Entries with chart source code
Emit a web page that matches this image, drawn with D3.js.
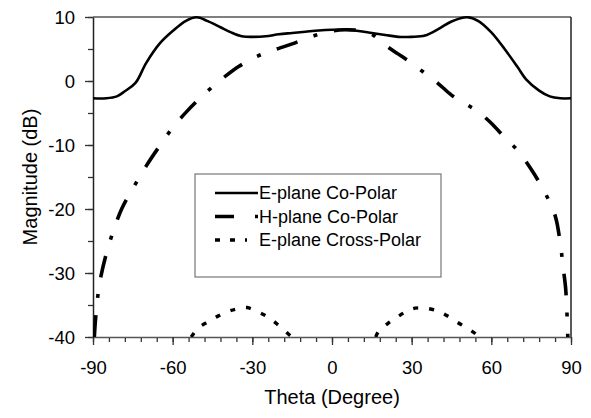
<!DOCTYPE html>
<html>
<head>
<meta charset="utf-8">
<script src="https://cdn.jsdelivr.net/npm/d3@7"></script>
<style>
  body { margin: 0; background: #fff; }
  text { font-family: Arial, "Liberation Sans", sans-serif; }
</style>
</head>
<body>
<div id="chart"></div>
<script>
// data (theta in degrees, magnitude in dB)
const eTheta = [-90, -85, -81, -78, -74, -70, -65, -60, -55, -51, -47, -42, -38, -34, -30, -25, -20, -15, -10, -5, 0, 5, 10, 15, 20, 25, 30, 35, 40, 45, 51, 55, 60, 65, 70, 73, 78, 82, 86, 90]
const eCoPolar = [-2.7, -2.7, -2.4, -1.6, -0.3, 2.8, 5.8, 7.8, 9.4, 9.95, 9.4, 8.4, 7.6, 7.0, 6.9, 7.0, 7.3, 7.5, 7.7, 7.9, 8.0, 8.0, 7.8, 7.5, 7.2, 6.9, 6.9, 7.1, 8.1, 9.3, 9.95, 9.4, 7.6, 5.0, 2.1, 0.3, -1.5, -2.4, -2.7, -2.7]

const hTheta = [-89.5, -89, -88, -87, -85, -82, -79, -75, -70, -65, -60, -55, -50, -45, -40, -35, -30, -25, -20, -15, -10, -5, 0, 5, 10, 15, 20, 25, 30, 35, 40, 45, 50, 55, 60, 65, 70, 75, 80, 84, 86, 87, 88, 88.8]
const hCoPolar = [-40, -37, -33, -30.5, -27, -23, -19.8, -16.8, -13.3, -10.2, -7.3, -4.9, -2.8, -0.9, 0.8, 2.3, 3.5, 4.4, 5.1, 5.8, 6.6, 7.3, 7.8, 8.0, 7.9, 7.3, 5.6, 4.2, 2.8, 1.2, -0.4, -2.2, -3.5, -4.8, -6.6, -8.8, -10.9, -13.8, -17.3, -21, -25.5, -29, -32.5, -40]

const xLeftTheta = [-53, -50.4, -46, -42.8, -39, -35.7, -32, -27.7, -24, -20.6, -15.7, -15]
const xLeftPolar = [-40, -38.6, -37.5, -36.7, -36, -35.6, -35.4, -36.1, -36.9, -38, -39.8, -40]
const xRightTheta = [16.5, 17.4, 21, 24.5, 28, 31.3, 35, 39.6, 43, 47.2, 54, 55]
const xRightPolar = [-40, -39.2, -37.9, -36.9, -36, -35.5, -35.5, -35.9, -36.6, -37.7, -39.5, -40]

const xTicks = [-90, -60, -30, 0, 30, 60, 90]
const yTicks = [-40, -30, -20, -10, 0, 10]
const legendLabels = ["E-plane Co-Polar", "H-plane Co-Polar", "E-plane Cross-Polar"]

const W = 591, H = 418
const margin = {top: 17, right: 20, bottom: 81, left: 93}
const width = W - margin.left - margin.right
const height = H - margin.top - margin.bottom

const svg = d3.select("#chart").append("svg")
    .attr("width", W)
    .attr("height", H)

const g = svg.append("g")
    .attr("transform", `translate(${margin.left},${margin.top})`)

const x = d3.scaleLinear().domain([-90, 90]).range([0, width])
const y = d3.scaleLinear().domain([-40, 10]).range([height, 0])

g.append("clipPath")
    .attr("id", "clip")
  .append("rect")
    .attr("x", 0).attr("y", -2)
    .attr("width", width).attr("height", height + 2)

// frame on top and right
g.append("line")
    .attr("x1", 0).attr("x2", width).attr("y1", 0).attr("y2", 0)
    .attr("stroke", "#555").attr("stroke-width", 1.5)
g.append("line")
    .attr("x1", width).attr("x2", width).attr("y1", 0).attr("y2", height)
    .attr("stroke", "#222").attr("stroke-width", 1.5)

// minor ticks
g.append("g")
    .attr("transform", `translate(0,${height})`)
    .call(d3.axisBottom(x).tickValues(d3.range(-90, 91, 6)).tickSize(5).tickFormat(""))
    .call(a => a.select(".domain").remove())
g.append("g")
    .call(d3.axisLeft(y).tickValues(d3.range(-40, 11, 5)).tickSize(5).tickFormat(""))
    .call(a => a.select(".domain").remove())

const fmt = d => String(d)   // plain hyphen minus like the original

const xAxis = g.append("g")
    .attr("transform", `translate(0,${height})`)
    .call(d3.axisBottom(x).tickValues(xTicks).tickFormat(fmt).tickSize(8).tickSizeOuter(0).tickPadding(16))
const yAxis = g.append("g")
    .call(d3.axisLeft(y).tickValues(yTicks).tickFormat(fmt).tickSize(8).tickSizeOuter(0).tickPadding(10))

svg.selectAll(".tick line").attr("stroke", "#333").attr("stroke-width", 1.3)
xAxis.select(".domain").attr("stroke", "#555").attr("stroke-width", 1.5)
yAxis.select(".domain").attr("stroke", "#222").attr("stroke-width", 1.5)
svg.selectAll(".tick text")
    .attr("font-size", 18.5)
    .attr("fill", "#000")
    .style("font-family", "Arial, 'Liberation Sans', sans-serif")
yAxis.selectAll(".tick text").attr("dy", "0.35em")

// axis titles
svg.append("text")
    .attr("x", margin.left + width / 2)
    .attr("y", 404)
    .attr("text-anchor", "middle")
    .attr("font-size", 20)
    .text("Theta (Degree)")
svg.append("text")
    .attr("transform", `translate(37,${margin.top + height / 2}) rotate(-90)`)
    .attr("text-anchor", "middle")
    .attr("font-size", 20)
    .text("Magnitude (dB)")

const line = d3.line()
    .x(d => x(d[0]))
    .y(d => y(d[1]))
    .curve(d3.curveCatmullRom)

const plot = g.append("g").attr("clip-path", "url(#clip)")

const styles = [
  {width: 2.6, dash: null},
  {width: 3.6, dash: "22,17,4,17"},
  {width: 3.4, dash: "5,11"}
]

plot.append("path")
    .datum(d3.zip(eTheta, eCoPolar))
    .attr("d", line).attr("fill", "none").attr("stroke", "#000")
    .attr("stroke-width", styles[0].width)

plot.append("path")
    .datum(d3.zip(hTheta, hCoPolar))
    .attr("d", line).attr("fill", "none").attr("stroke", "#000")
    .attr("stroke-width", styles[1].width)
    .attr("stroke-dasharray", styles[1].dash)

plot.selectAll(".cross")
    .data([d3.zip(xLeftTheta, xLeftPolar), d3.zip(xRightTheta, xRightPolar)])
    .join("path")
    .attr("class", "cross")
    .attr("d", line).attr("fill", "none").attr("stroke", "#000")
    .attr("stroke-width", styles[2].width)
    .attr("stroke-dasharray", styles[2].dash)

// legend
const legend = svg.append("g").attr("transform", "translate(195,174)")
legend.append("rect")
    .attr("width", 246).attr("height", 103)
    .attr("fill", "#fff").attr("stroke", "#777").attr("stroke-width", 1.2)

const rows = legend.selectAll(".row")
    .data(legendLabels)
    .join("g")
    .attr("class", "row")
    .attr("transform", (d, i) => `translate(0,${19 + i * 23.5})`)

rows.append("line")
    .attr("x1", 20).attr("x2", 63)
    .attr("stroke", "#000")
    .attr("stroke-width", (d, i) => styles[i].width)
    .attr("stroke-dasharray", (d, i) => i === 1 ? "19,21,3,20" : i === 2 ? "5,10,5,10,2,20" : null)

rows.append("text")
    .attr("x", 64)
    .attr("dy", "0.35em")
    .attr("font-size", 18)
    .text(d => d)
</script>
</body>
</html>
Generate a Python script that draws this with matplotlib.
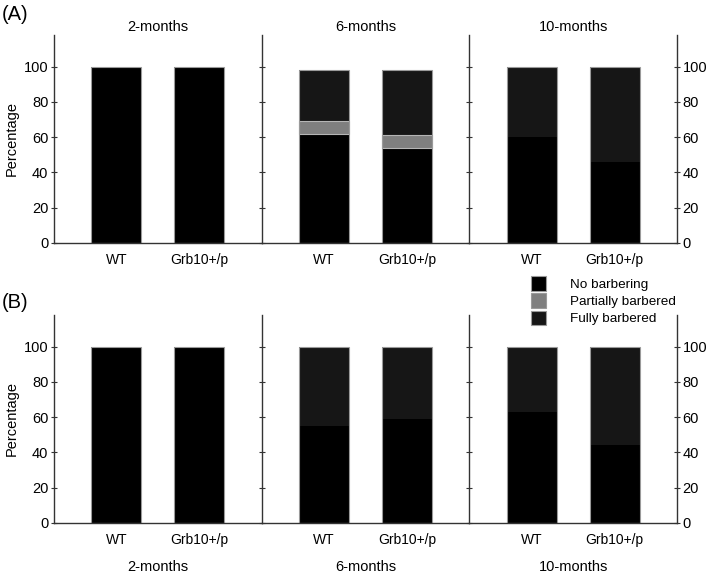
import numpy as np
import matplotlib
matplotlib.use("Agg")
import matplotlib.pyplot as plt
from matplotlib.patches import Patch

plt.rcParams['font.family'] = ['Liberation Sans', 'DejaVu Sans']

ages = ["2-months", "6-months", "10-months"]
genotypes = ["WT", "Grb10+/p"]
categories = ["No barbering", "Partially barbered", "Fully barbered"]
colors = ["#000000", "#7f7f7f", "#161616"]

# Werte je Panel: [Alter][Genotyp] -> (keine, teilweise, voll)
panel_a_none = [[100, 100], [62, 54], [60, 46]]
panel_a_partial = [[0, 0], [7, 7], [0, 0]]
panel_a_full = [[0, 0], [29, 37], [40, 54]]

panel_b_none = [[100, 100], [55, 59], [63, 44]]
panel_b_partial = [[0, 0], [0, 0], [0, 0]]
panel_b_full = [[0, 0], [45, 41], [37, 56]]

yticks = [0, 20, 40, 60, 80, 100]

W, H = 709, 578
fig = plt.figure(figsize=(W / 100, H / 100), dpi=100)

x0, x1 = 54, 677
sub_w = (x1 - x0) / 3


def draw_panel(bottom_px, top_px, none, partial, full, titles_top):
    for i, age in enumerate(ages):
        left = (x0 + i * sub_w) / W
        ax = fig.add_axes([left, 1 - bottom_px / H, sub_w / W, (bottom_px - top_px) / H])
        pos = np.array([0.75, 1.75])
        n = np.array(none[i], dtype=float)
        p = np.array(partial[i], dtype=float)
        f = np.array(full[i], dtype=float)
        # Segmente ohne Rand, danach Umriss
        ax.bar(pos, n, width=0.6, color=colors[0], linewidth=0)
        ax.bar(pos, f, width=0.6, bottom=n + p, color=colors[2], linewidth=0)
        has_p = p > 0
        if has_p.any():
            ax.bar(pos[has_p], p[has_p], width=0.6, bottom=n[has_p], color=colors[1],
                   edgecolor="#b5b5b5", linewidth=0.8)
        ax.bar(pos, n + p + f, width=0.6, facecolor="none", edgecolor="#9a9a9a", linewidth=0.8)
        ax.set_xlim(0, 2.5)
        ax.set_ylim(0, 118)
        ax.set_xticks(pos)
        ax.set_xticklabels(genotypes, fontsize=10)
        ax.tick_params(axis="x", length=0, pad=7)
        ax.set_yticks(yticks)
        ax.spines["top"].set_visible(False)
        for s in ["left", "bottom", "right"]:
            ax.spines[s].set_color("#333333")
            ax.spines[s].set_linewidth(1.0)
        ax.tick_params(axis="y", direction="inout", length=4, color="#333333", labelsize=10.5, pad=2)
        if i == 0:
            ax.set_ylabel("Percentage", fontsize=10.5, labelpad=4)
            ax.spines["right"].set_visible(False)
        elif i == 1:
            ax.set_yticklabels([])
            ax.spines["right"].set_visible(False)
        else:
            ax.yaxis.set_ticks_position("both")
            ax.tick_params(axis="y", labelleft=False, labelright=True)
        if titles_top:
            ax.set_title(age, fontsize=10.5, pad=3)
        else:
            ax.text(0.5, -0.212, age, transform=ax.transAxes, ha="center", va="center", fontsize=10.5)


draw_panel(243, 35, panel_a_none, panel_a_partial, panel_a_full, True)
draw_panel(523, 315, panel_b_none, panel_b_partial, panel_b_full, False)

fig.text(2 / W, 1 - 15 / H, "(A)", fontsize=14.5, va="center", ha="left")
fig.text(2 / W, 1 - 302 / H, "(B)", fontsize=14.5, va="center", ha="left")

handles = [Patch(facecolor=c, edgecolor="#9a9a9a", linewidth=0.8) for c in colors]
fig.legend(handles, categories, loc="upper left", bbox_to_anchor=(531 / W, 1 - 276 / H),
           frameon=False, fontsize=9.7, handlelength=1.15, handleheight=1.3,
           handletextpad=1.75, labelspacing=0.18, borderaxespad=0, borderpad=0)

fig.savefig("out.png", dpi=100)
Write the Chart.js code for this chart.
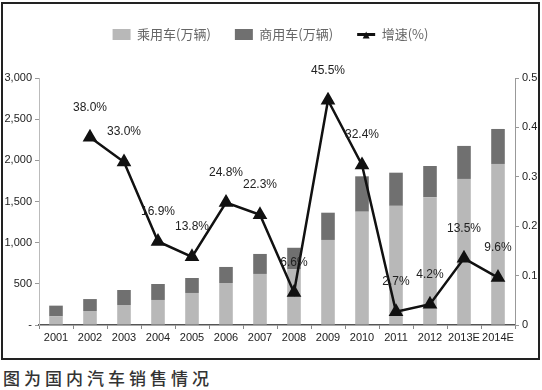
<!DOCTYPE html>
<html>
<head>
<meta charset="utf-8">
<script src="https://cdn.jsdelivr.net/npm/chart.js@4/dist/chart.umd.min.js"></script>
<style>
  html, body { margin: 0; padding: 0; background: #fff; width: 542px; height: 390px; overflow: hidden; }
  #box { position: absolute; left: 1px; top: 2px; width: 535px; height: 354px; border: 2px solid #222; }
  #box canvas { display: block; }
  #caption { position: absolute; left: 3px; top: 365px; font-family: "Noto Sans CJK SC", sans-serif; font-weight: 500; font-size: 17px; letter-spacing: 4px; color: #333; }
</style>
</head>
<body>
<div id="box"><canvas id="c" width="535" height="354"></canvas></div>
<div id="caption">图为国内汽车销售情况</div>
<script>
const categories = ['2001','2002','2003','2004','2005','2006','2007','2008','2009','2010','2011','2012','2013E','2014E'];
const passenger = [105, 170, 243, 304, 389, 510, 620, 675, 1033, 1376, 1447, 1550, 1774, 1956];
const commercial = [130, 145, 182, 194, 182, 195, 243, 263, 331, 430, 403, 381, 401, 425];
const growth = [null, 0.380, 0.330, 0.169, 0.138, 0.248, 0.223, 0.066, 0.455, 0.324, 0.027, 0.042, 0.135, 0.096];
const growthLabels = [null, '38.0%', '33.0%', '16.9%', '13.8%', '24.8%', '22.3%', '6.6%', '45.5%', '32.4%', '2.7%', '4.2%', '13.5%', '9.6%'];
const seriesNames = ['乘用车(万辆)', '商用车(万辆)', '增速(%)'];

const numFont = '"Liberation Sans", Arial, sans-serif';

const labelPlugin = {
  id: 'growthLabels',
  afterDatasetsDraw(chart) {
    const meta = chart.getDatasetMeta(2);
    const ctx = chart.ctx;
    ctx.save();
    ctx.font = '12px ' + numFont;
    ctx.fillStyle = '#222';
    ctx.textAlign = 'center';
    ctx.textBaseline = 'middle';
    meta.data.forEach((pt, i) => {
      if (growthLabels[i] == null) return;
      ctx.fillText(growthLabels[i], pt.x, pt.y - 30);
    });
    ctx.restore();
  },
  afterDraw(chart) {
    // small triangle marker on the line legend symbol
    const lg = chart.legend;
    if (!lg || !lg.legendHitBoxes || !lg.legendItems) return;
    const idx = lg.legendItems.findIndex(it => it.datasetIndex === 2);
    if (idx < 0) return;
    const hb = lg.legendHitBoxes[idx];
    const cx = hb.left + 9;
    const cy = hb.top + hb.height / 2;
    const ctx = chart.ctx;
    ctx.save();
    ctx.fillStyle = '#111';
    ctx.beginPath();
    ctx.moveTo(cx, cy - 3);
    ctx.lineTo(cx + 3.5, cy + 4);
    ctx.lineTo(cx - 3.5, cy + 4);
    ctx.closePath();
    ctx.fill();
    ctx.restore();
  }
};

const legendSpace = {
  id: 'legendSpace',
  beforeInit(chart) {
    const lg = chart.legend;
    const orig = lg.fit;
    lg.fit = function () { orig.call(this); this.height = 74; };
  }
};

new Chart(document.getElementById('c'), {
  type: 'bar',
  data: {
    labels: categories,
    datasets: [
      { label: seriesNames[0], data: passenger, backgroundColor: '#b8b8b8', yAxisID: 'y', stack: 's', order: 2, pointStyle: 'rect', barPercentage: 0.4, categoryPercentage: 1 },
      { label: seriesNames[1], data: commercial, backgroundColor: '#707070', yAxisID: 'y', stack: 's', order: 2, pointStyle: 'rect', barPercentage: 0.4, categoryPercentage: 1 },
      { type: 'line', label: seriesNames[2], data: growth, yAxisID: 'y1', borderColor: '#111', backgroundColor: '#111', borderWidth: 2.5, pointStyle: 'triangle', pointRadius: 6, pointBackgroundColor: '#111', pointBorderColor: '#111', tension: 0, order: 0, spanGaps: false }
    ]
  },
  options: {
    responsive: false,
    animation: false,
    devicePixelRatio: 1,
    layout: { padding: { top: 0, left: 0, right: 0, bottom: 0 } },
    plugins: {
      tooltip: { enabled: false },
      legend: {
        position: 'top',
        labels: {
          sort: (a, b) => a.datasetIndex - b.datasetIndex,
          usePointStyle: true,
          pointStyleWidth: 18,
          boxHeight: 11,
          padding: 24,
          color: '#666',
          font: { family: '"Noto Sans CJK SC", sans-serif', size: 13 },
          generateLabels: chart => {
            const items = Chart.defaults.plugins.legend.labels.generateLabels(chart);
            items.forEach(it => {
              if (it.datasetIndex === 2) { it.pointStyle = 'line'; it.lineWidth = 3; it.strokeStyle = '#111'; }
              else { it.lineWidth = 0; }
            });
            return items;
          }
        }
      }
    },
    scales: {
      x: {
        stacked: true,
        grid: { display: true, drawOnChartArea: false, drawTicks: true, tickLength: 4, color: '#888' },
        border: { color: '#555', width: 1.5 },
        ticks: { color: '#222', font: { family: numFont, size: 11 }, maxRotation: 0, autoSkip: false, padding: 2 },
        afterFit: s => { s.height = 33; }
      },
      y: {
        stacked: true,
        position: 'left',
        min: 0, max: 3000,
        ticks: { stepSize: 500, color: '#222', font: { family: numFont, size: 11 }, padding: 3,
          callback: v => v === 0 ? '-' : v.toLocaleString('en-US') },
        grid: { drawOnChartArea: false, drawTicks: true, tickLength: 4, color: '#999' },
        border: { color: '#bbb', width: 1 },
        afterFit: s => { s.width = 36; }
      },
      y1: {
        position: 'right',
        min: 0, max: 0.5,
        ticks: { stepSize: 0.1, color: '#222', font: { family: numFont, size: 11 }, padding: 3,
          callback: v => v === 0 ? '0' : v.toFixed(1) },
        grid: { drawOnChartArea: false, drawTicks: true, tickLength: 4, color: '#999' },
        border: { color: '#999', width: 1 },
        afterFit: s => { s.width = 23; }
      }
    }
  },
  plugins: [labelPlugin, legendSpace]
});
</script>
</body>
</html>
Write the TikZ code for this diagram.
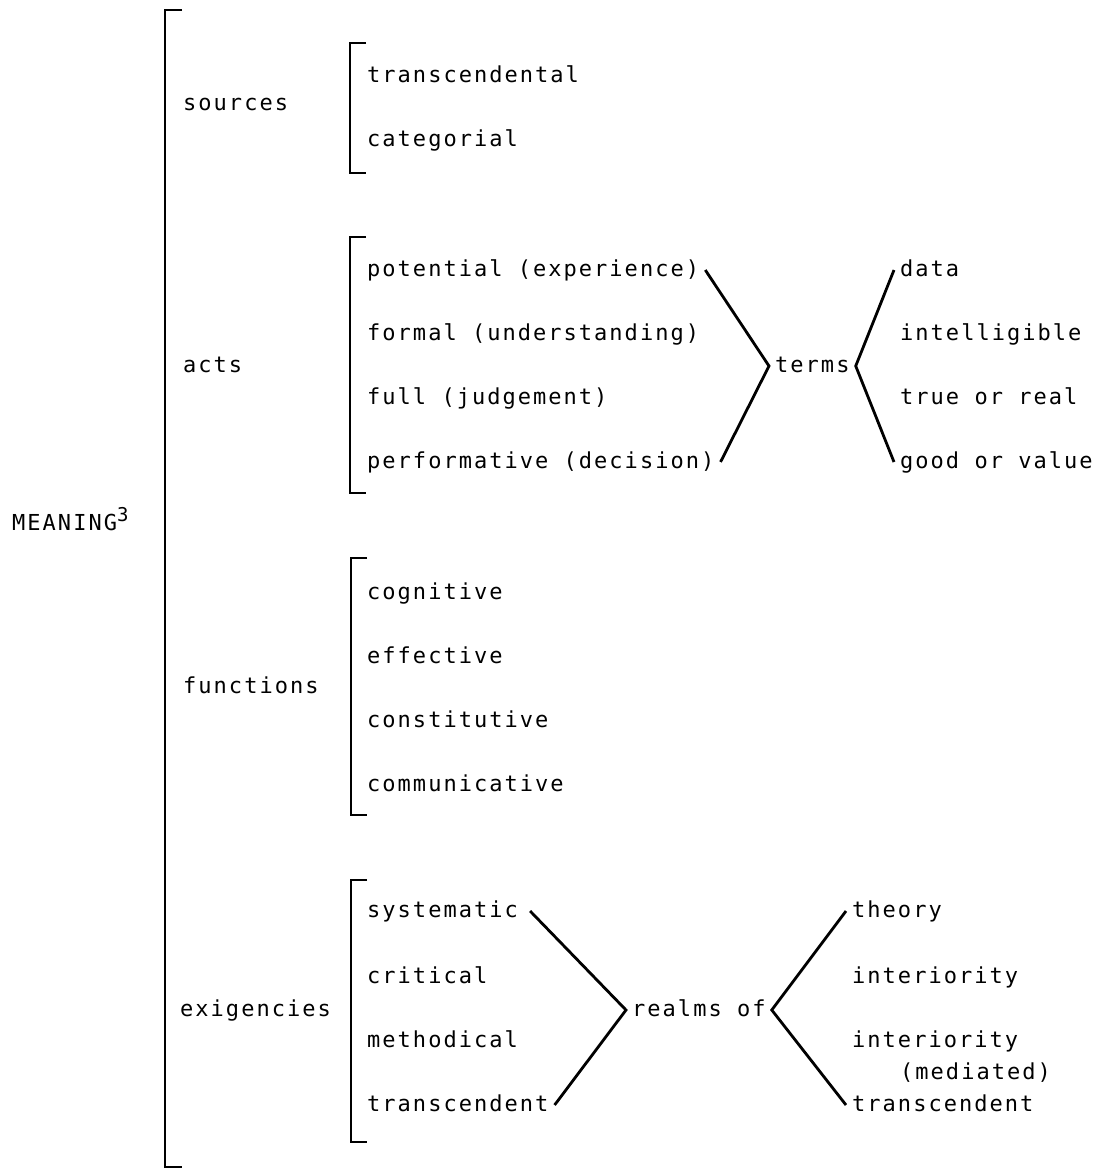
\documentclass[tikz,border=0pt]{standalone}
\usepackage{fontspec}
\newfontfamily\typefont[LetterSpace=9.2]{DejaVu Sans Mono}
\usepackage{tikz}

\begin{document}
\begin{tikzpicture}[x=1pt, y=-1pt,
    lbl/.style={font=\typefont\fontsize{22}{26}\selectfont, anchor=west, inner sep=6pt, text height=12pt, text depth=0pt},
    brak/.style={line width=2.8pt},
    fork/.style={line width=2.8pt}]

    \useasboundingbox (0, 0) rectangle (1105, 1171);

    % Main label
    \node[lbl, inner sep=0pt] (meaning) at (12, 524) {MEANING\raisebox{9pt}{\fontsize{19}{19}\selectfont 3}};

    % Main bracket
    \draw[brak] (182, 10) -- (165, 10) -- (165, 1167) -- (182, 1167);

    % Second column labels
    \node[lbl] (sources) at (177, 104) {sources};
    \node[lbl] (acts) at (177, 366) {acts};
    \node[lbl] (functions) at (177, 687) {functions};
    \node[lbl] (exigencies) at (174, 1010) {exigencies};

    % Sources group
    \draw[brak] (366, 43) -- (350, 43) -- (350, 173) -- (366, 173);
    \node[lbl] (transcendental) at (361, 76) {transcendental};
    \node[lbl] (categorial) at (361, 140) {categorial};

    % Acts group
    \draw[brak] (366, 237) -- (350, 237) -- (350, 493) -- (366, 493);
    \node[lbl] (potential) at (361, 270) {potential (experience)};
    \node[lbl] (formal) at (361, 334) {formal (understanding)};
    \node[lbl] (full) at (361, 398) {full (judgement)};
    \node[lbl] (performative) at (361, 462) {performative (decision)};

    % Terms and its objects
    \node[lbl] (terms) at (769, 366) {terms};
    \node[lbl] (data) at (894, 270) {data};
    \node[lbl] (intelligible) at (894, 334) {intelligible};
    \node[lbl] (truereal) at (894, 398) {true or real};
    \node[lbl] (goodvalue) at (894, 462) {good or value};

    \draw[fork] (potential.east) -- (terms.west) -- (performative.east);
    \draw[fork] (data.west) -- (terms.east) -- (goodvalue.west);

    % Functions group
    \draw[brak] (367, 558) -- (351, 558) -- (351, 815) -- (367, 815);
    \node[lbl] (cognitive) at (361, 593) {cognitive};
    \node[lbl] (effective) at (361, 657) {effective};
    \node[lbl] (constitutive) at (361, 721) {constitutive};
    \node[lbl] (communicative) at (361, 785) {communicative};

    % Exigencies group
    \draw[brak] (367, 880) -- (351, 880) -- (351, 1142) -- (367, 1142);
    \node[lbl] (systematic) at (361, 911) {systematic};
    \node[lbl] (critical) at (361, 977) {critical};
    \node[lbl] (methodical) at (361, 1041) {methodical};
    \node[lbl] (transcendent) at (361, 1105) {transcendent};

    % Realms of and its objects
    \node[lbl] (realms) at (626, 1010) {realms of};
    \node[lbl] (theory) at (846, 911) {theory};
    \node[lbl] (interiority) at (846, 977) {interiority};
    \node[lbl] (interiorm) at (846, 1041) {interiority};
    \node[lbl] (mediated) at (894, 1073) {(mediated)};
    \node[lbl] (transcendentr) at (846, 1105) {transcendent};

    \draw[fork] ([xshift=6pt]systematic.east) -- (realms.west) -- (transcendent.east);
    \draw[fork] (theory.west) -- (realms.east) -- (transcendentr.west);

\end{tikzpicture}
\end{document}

Problem:
Only the lines from the one holding "Write the TikZ code for this diagram." to the one holding "-- (182, 1167);" should be returned, both included and exactly as written, with no pictures.

Exercise response:
Write the TikZ code for this diagram.
\documentclass[tikz,border=0pt]{standalone}
\usepackage{fontspec}
\newfontfamily\typefont[LetterSpace=9.2]{DejaVu Sans Mono}
\usepackage{tikz}

\begin{document}
\begin{tikzpicture}[x=1pt, y=-1pt,
    lbl/.style={font=\typefont\fontsize{22}{26}\selectfont, anchor=west, inner sep=6pt, text height=12pt, text depth=0pt},
    brak/.style={line width=2.8pt},
    fork/.style={line width=2.8pt}]

    \useasboundingbox (0, 0) rectangle (1105, 1171);

    % Main label
    \node[lbl, inner sep=0pt] (meaning) at (12, 524) {MEANING\raisebox{9pt}{\fontsize{19}{19}\selectfont 3}};

    % Main bracket
    \draw[brak] (182, 10) -- (165, 10) -- (165, 1167) -- (182, 1167);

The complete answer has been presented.